Lors d’une interview en 2008 du président de l’APC de Guenzet, M. Benadouda, et à la question que plusieurs villages sont en ruine et risquent de disparaître définitivement, il répondait (et cela est valable aussi pour Harbil) : “Il faut une intervention de l’État et un contrôle strict au niveau de la wilaya, la seule autorité pouvant prendre en charge le financement et éviter d’autres dégradations.” Et de poursuivre : “Il est inconcevable qu’un citoyen … d’ailleurs, pour pouvoir bénéficier d’une aide de l’APC, soit obligé de s’installer ici, alors que son village est sa deuxième demeure. Il faut l’encourager à venir et l’aider, car par sa présence, il contribue à l’essor économique de la région…” Au sujet de la défense de la nature, il avait annoncé un programme pour “la protection de la flore et de la faune, la préservation des forêts, l’eau, l’installation de décharges, de stations climatiques et d’aires de jeux et autres ; un grand travail reste à faire dans ce domaine”. Il est incontestable que les Ith Yâla avaient été au- devant dans la résistance et la lutte pour la libération du pays, contre l’outrage, l’oppression et la servitude.
Ils avaient choisi l’honneur et la dignité de l’Algérie. Ses nombreux martyrs et la destruction de villages entiers par les bombardements de l’armée coloniale étaient la preuve du lourd tribut qu’ils avaient payé.
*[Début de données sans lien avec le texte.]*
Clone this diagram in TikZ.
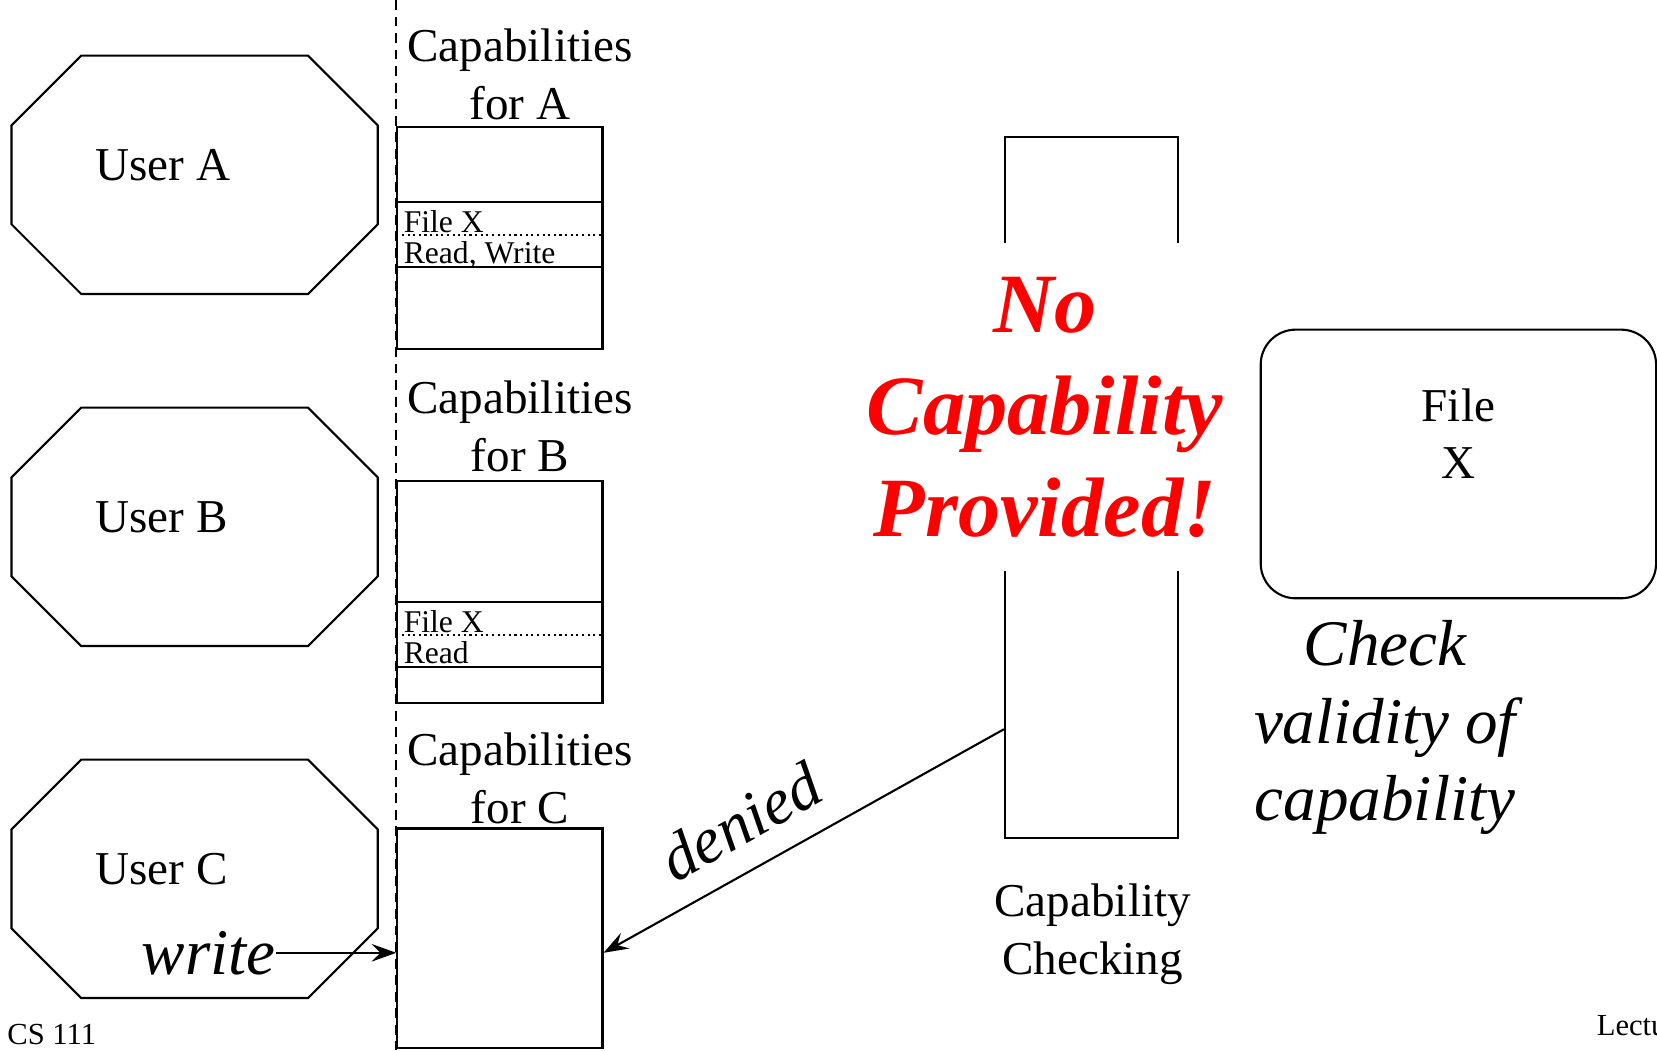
\documentclass[tikz,border=0pt]{standalone}
\usepackage{fontspec}
\setmainfont{Liberation Serif}
\usetikzlibrary{arrows.meta}

\begin{document}
\begin{tikzpicture}[x=0.01cm,y=-0.01cm,>={Stealth[length=7pt,width=5pt,inset=2.5pt]},line width=0.6pt,
 font=\fontsize{13.4}{16.4}\selectfont,
 octo/.style={minimum width=3.663cm,minimum height=2.383cm,inner sep=0pt},
 capbox/.style={draw,minimum width=2.05cm,inner sep=0pt},
 entry/.style={font=\fontsize{9}{10.8}\selectfont,anchor=base west,inner sep=0pt},
 slant/.style={font=\fontsize{18.5}{21.9}\selectfont\itshape}]
\useasboundingbox (0,0) rectangle (1657,1050);
% users
\foreach \u/\y in {A/175.9,B/527.9,C/879.9} {
  \node[octo] (user\u) at (195.8,\y) {};
  \draw (user\u.north west) ++(69.7,0) -- ++(226.9,0) -- ++(69.7,69.7) -- ++(0,98.9) -- ++(-69.7,69.7)
    -- ++(-226.9,0) -- ++(-69.7,-69.7) -- ++(0,-98.9) -- cycle;
  \node[anchor=base west,inner sep=0pt] (name\u) at (94.3,\y+4.1) {User \u};
}
\draw[dash pattern=on 2.8pt off 1.9pt] (396.3,0) -- (396.3,1050);
% capability lists
\node[capbox,minimum height=2.219cm] (capA) at (499.9,237.75) {};
\node[capbox,minimum height=2.22cm] (capB) at (499.9,591.8) {};
\node[capbox,minimum height=2.195cm] (capC) at (499.9,938.25) {};
\foreach \u/\y in {A/119.4,B/471.4,C/823.4}
  \node[align=center,anchor=base] (title\u) at (520,\y) {Capabilities\\for \u};
\draw (capA.west |- 0,201.7) -- (capA.east |- 0,201.7) (capA.west |- 0,266.7) -- (capA.east |- 0,266.7);
\draw[densely dotted] (capA.west |- 0,235) -- (capA.east |- 0,235);
\node[entry] (fileA) at (402.7,232.7) {File X};
\node[entry] (rightA) at (402.7,263.3) {Read, Write};
\draw (capB.west |- 0,601.7) -- (capB.east |- 0,601.7) (capB.west |- 0,666.7) -- (capB.east |- 0,666.7);
\draw[densely dotted] (capB.west |- 0,635) -- (capB.east |- 0,635);
\node[entry] (fileB) at (402.7,632.7) {File X};
\node[entry] (rightB) at (402.7,663.3) {Read};
% checker
\node[draw,minimum width=1.733cm,minimum height=7.006cm,inner sep=0pt] (check) at (1091.7,487.7) {};
\node[fill=white,text=red,align=center,font=\fontsize{24}{29}\selectfont\bfseries\itshape,minimum height=3.276cm] (nocap) at (1045,407) {No\\Capability\\Provided!};
\node[align=center,anchor=base] (checklbl) at (1092.7,974) {Capability\\Checking};
\node[draw,rounded corners=0.35cm,minimum width=3.952cm,minimum height=2.685cm,inner sep=0pt] (filex) at (1458.4,463.95) {};
\node[align=center,anchor=base] (filexlbl) at (1458.4,478.7) {File\\X};
\node[slant,align=center,anchor=base] (valid) at (1385,820) {Check\\validity of\\capability};
% requests
\node[slant,anchor=base west,inner sep=0pt] (write) at (140.6,974) {write};
\draw[->] (write.east) -- (capC.west |- write.east);
\draw[->] (check.west |- 0,729.2) -- node[slant,sloped,above=3.5pt,pos=0.6] (deny) {denied} (capC.east |- write.east);
\node[font=\fontsize{8.7}{10}\selectfont,anchor=base west,inner sep=0pt] (course) at (6.3,1044) {CS 111};
\node[font=\fontsize{8.7}{10}\selectfont,anchor=base west,inner sep=0pt] (lecture) at (1595.8,1035.6) {Lectu};
\end{tikzpicture}
\end{document}
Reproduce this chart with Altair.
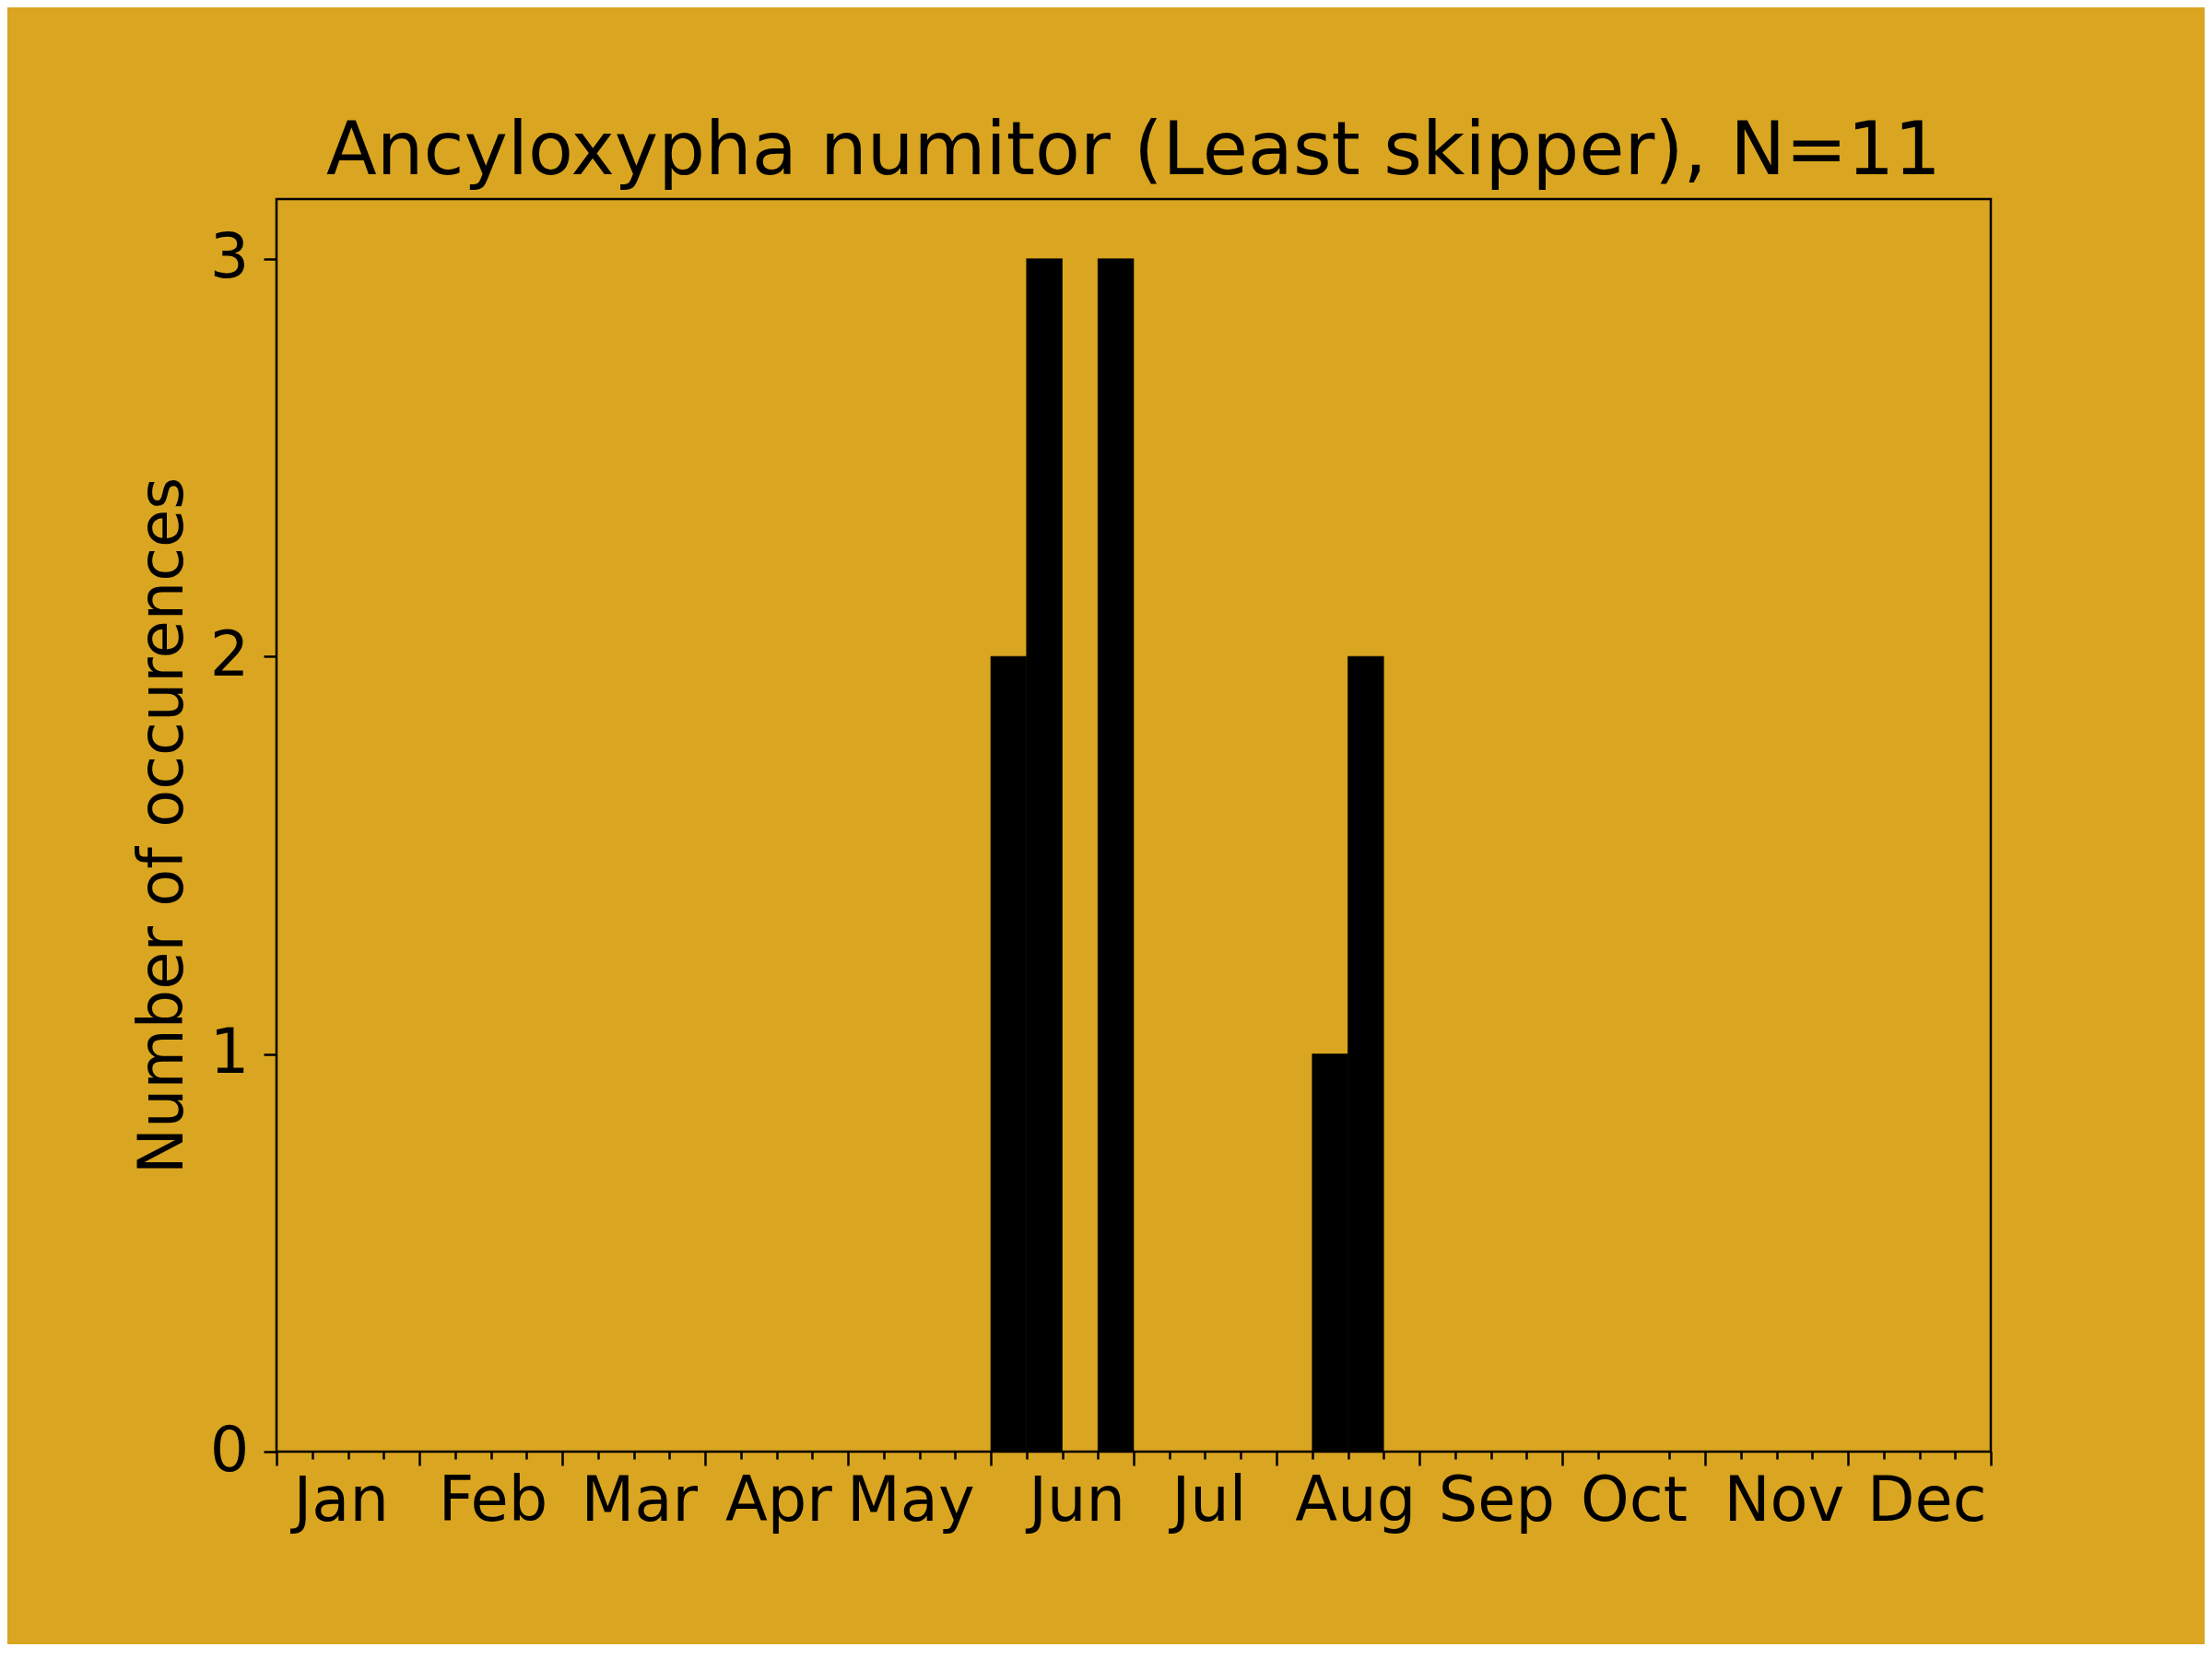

La région avait eu ses martyrs et moudjahids de renom, tels Chérif Debbih, Khelifa Boukhalfa, Mohamed Zekkal, Malika Gaïd (martyr à la fleur de l’âge), Hafri Rabah, Zouaoui Lahcen, Isaâd Abdelkader, Makhlouf Zenati, Maâchi Abdelmadjid, Medouni Mohand-Cherif, Bakhouche Rabah, Ouahil Nadjia et bien d’autres, morts ou vivants encore, qui resteront à jamais les glorieux témoins d’une région nationaliste sincère, solidaire et loyale qui pratique un islam vrai, c’est-à-dire tolérant, respectueux des droits et des consciences. Elle avait aussi fourni, à l’Algérie post-indépendance, un grand nombre de cadres à la nation. Cette région mérite bien, ainsi que ses enfants qui y demeurent encore tels des gardiens des valeurs, plus de considérations et d’attention avec au moins des offres de projets spécifiques en rapport avec la nature particulière propre de cette région, historique et toujours prompte et disponible à relever les défis.